When a script called for Esther Williams to leap from an 80-foot cliff in “Jupiter’s Darling,” Mr. Janes pulled on a wig, the appropriat­e swimming attire and jumped into the ocean. He did the same for Mr. McQueen, a temperamen­tal actor who liked to do his own stunt work and seemed put out when the director told him he wanted Mr. Janes to do the dirty work in a particular­ly tricky escape scene in “Wanted Dead or Alive.”

“So I ran and dove through the window, turned a complete somersault, landed on my feet, ran, hit the corner of that wooden walkway and vaulted over two horses, cleared them totally, lit on the third horse, which was Steve’s, in the saddle and grabbed it and off and around the corner.”
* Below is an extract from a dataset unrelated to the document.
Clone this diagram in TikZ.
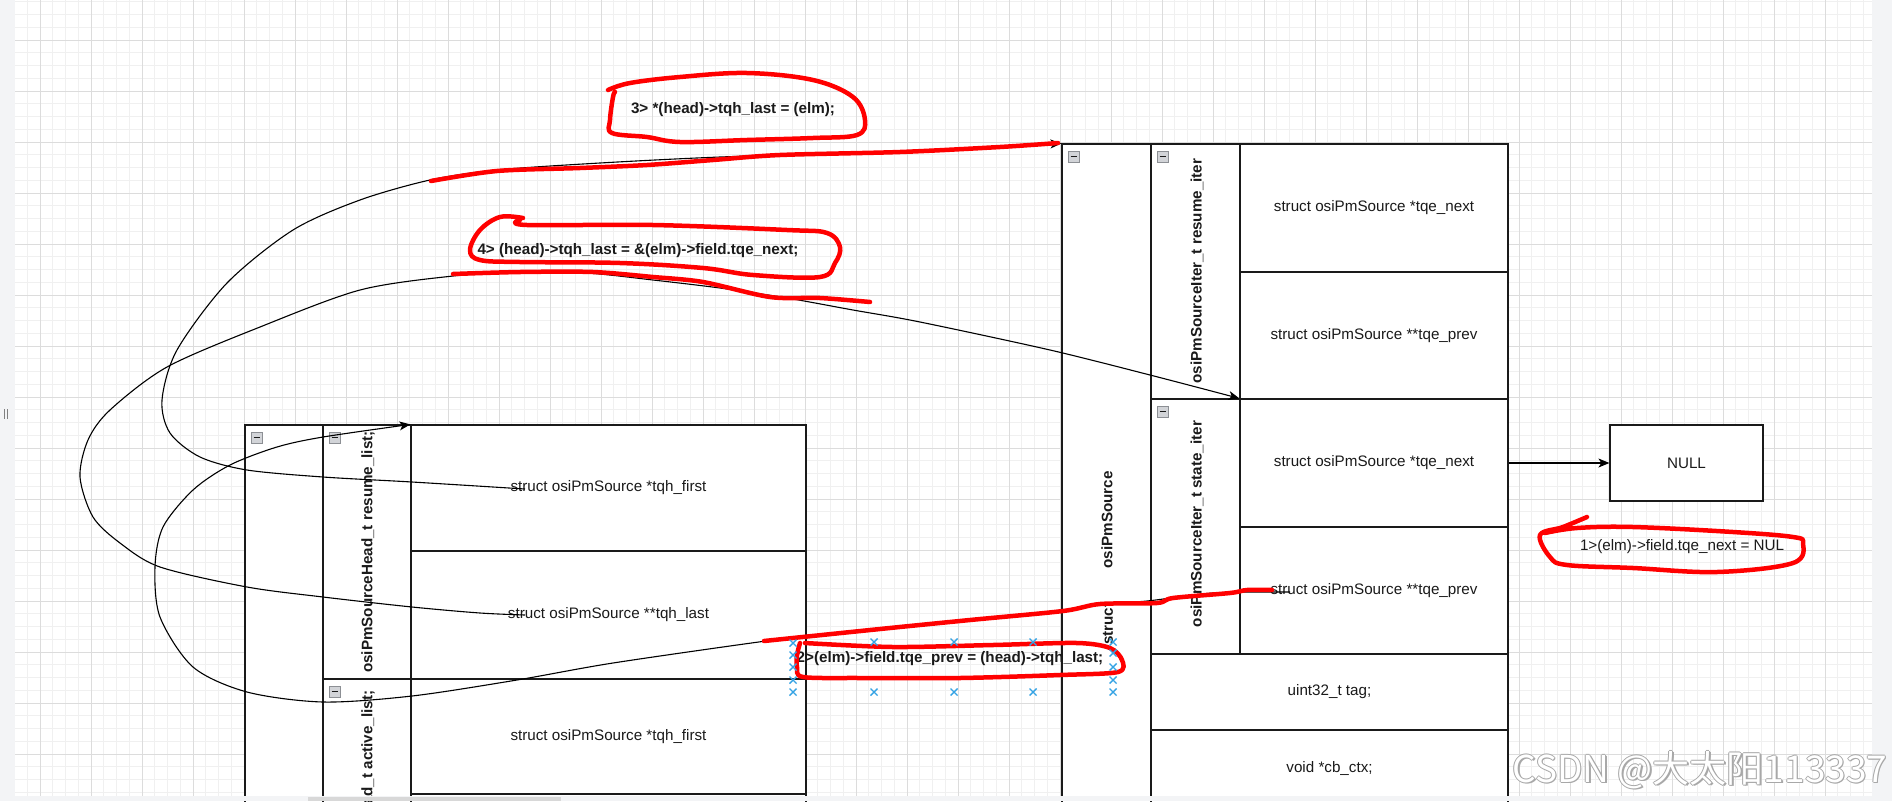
\documentclass[tikz,border=0pt]{standalone}
\usepackage{fontspec}
\setmainfont{Liberation Sans}
\newfontfamily\cjkfont{Noto Sans CJK SC}
\usetikzlibrary{arrows.meta}
\definecolor{gridminor}{HTML}{F0F0F0}
\definecolor{gridmajor}{HTML}{DCDCDC}
\definecolor{ink}{HTML}{1A1A1A}
\definecolor{selblue}{HTML}{35A3E4}
\definecolor{uibg}{HTML}{F3F4F6}
\definecolor{iconfill}{HTML}{D2D4D8}
\definecolor{iconline}{HTML}{8C8F94}
\definecolor{scrollbar}{HTML}{D8D8D8}
\definecolor{wmedge}{HTML}{A8A8A8}
\newcommand\dsz{\fontsize{15.2pt}{18pt}\selectfont}
\tikzset{
  cellbox/.style={draw=ink, fill=white, line width=1.2pt, inner sep=0pt, font=\dsz, text=ink},
  vlabel/.style={rotate=90, inner sep=0pt, font=\dsz\bfseries, text=ink},
  notetext/.style={inner sep=0pt, font=\dsz\bfseries, text=ink},
  plainnote/.style={inner sep=0pt, font=\dsz, text=ink},
  conn/.style={draw=black, line width=1.1pt, -{Stealth[length=11pt,width=9pt,inset=3pt]}},
  redmark/.style={draw=red, line width=4.5pt, line cap=round, line join=round},
  minusicon/.style={draw=iconline, fill=iconfill, line width=0.8pt, minimum size=11pt, inner sep=0pt,
     path picture={\draw[ink, line width=1.8pt] ([xshift=2.5pt]path picture bounding box.west) -- ([xshift=-2.5pt]path picture bounding box.east);}},
  selx/.pic={\draw[selblue, line width=1.4pt] (-3.5,-3.5) -- (3.5,3.5) (-3.5,3.5) -- (3.5,-3.5);},
  wmark/.style={inner sep=0pt, font=\cjkfont\fontsize{37pt}{40pt}\selectfont}
}
\begin{document}
\begin{tikzpicture}[x=1pt, y=-1pt]
\useasboundingbox (0,0) rectangle (1892,801);
\clip (0,0) rectangle (1892,801);
\fill[white] (0,0) rectangle (1892,801);
% grid
\foreach \i in {-1,...,143} \draw[gridminor, line width=0.8pt] ({40+12.75*\i},0) -- ({40+12.75*\i},796);
\foreach \j in {-3,...,59} \draw[gridminor, line width=0.8pt] (15,{40+12.75*\j}) -- (1872,{40+12.75*\j});
\foreach \i in {0,...,35} \draw[gridmajor, line width=0.9pt] ({40+51*\i},0) -- ({40+51*\i},796);
\foreach \j in {0,...,14} \draw[gridmajor, line width=0.9pt] (15,{40+51*\j}) -- (1872,{40+51*\j});

% ---------- left struct ----------
\node[cellbox, minimum width=561pt, minimum height=600pt] (lcont) at (525.5,725) {};
\node[cellbox, minimum width=483pt, minimum height=254pt] (lresume) at (564.5,552) {};
\node[cellbox, minimum width=395pt, minimum height=126pt] (lr1) at (608.5,488) {struct osiPmSource *tqh\_first};
\node[cellbox, minimum width=395pt, minimum height=128pt] (lr2) at (608.5,615) {struct osiPmSource **tqh\_last};
\node[cellbox, minimum width=483pt, minimum height=254pt] (lactive) at (564.5,806) {};
\node[cellbox, minimum width=395pt, minimum height=115pt] (la1) at (608.5,736.5) {struct osiPmSource *tqh\_first};
\node[cellbox, minimum width=395pt, minimum height=128pt] (la2) at (608.5,858) {};
\node[vlabel] (llbl1) at (368,552) {osiPmSourceHead\_t resume\_list;};
\node[vlabel] (llbl2) at (368,806) {osiPmSourceHead\_t active\_list;};
\node[minusicon] (li1) at (256.5,437.5) {};
\node[minusicon] (li2) at (334.5,437.5) {};
\node[minusicon] (li3) at (334.5,691.5) {};

% ---------- right struct ----------
\node[cellbox, minimum width=446pt, minimum height=760pt] (rcont) at (1285,524) {};
\node[cellbox, minimum width=357pt, minimum height=255pt] (rresume) at (1329.5,271.5) {};
\node[cellbox, minimum width=268pt, minimum height=128pt] (rr1) at (1374,208) {struct osiPmSource *tqe\_next};
\node[cellbox, minimum width=268pt, minimum height=127pt] (rr2) at (1374,335.5) {struct osiPmSource **tqe\_prev};
\node[cellbox, minimum width=357pt, minimum height=255pt] (rstate) at (1329.5,526.5) {};
\node[cellbox, minimum width=268pt, minimum height=128pt] (rs1) at (1374,463) {struct osiPmSource *tqe\_next};
\node[cellbox, minimum width=268pt, minimum height=127pt] (rs2) at (1374,590.5) {struct osiPmSource **tqe\_prev};
\node[cellbox, minimum width=357pt, minimum height=76pt] (rtag) at (1329.5,692) {uint32\_t tag;};
\node[cellbox, minimum width=357pt, minimum height=76pt] (rctx) at (1329.5,768) {void *cb\_ctx;};
\node[vlabel] (rlbl0) at (1107,520) {osiPmSource};
\node[vlabel, anchor=west] (rlbls) at (1108,645) {struct};
\node[vlabel] (rlbl1) at (1197,271) {osiPmSourceIter\_t resume\_iter};
\node[vlabel] (rlbl2) at (1197,524) {osiPmSourceIter\_t state\_iter};
\node[minusicon] (ri1) at (1073.5,156.5) {};
\node[minusicon] (ri2) at (1162.5,156.5) {};
\node[minusicon] (ri3) at (1162.5,411.5) {};

% NULL box
\node[cellbox, minimum width=153pt, minimum height=76pt] (nullbox) at (1686.5,463) {NULL};

% notes
\node[notetext] (n3) at (733,110) {3> *(head)->tqh\_last = (elm);};
\node[notetext] (n4) at (638,251) {4> (head)->tqh\_last = \&(elm)->field.tqe\_next;};
\node[notetext] (n2) at (950,659) {2>(elm)->field.tqe\_prev = (head)->tqh\_last;};
\node[plainnote] (n1) at (1682,547) {1>(elm)->field.tqe\_next = NUL};

% connector start points
\coordinate (a0) at (525,489);
\coordinate (b0) at (525,615);
\coordinate (c0) at (1290,592);

% connectors
\draw[conn] plot[smooth, tension=0.5] coordinates {(a0) (412,482) (323,477) (247,470) (200,457) (170,433) (162,400) (177,350) (227,283) (293,230) (360,200) (430,180) (497,170) (600,163) (720,157) (900,151) (rcont.north west)};
\draw[conn] plot[smooth, tension=0.5] coordinates {(b0) (480,613) (412,607) (323,597) (247,587) (160,567) (120,543) (93,517) (80,477) (88,440) (110,410) (167,367) (260,327) (360,290) (453,276) (520,272) (587,273) (653,280) (720,288) (787,298) (853,310) (920,322) (1050,350) (1150,375) (rs1.north west)};
\draw[conn] plot[smooth, tension=0.5] coordinates {(c0) (1213,593) (1147,601) (1100,604) (1063,610) (980,619) (880,630) (807,637) (766,641) (613,663) (517,680) (412,696) (323,702) (247,692) (193,667) (160,617) (155,567) (163,527) (193,490) (230,465) (277,447) (323,437) (lr1.north west)};
\draw[conn] (rs1.east) -- (nullbox.west);

% red hand marks
\draw[redmark] plot[smooth, tension=0.6] coordinates {(608,90) (630,83) (680,77) (747,73) (813,80) (853,97) (865,120) (857,135) (813,138) (747,140) (680,142) (647,137) (612,133) (610,120) (613,97) (615,92)};
\draw[redmark] plot[smooth, tension=0.5] coordinates {(431,181) (497,171) (580,168) (647,165) (713,160) (780,155) (900,152) (1000,147) (1058,143)};
\draw[redmark] plot[smooth, tension=0.6] coordinates {(523,218) (500,217) (480,230) (470,250) (480,260) (520,262) (620,263) (703,268) (753,275) (820,277) (835,263) (840,247) (827,233) (787,230) (653,225) (527,225) (520,220)};
\draw[redmark] plot[smooth, tension=0.5] coordinates {(453,274) (520,272) (593,272) (653,277) (703,282) (770,297) (820,298) (870,302)};
\draw[redmark] plot[smooth, tension=0.5] coordinates {(764,641) (880,629) (970,620) (1063,611) (1100,604) (1157,603) (1173,598) (1230,593) (1247,590) (1272,590)};
\draw[redmark] plot[smooth, tension=0.5] coordinates {(800,643) (797,655) (797,667) (803,677) (860,678) (960,678) (1060,675) (1118,672) (1122,660) (1110,648) (1077,643) (993,645) (893,647) (805,643)};
\draw[redmark] plot[smooth, tension=0.6] coordinates {(1587,517) (1563,527) (1540,535) (1550,557) (1567,565) (1633,568) (1717,572) (1793,563) (1803,543) (1793,537) (1733,532) (1633,527) (1577,528) (1545,533)};

% selection handles
\foreach \y in {643,655,667,680,692} \pic at (793,\y) {selx};
\foreach \y in {642,653,667,680,692} \pic at (1113,\y) {selx};
\foreach \x in {874,954,1033} { \pic at (\x,642) {selx}; \pic at (\x,692) {selx}; }

% UI margins
\fill[uibg] (0,0) rectangle (15,801);
\fill[uibg] (1872,0) rectangle (1892,801);
\fill[uibg] (0,796) rectangle (1892,801);
\fill[scrollbar] (308,797) rectangle (561,801);
\draw[gray, line width=0.8pt] (4,409) -- (4,419) (7.5,409) -- (7.5,419);

% watermark
\foreach \dx/\dy in {-1/0,1/0,0/-1,0/1,1.2/1.2}
  \node[wmark, text=wmedge] at ({1700+\dx},{770+\dy}) {CSDN @大太阳113337};
\node[wmark, text=white] (wm) at (1700,770) {CSDN @大太阳113337};
\end{tikzpicture}
\end{document}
McQueen was so impressed with the deftness of the stunt, Mr. Janes told National Public Radio in a 2001 interview, that he agreeably deferred stunt work to Mr. Janes thereafter. The two worked together for 21 years.

Mr. Janes attended Pasadena City College and then California State University, San Luis Obispo, before joining the Marines during the Korean War. He taught math and science at a private high school in San Fernando and made the U.S. Olympic team in 1956 and again in 1964, both times competing in the pentathlon.

He was still teaching when he heard that MGM was looking for a stuntman to fill in for Williams during the cliff-jumping scene. The shot was to be filmed nearby on Catalina Island and, being an experience­d swimmer and diver, he thought it seemed like easy enough work, so he took the assignment. Within six months, he’d done stunt work on seven movies.

“The principal finally called me in and said, ‘You either teach school or work in the pictures.’ I said, ‘I’ll see you later,’” he told The Los Angeles Times in 2002.

Though his name was largely known only in the industry, he appeared — however briefly, and however violently — in “Spartacus,” the “Magnificen­t Seven,” “The Ten Commandmen­ts,” “How the West Was Won,” “It’s a Mad, Mad, Mad, Mad World,” “The Dirty Dozen,” “The Graduate,” “Planet of the Apes,” “The Poseidon Adventure,” “Back to the Future,” “To Live and Die in L.A.,” “Spider-Man,” and hundreds of movies and television shows.

He doubled for Jack Nicholson, Paul Newman, Frank Sinatra, Charles Bronson, John Wayne, Debbie Reynolds, Yul Brenner and McQueen over and over again.

The car chase scene in “Bullitt” — a jarring 10minute adrenaline rush across the streets of San Francisco — became such a classic that it spawned its own subculture, websites, Google forums on where the scenes were shot, and an overlay for Google Maps that lets motorists retrace the chase route. In 2011, the Wall Street Journal even rented a Ford Mustang — albeit not the 1968 Ford Mustang GT used in the film — and took Mr. Janes on a slow-speed reenactmen­t of the chase.

“Steve was a great driver, but he was only behind the wheel for about 10 percent of what you see on screen,” Mr. Janes confided during the re-enactment. “He drove in scenes that required closeups — but not in the ones that could kill him.”

In perhaps his easiest stunt, he was asked to play the role of Norman Chaney on the television series “L.A. Law.”

In the opening scene of the show’s first episode, Chaney is found dead, never to appear again.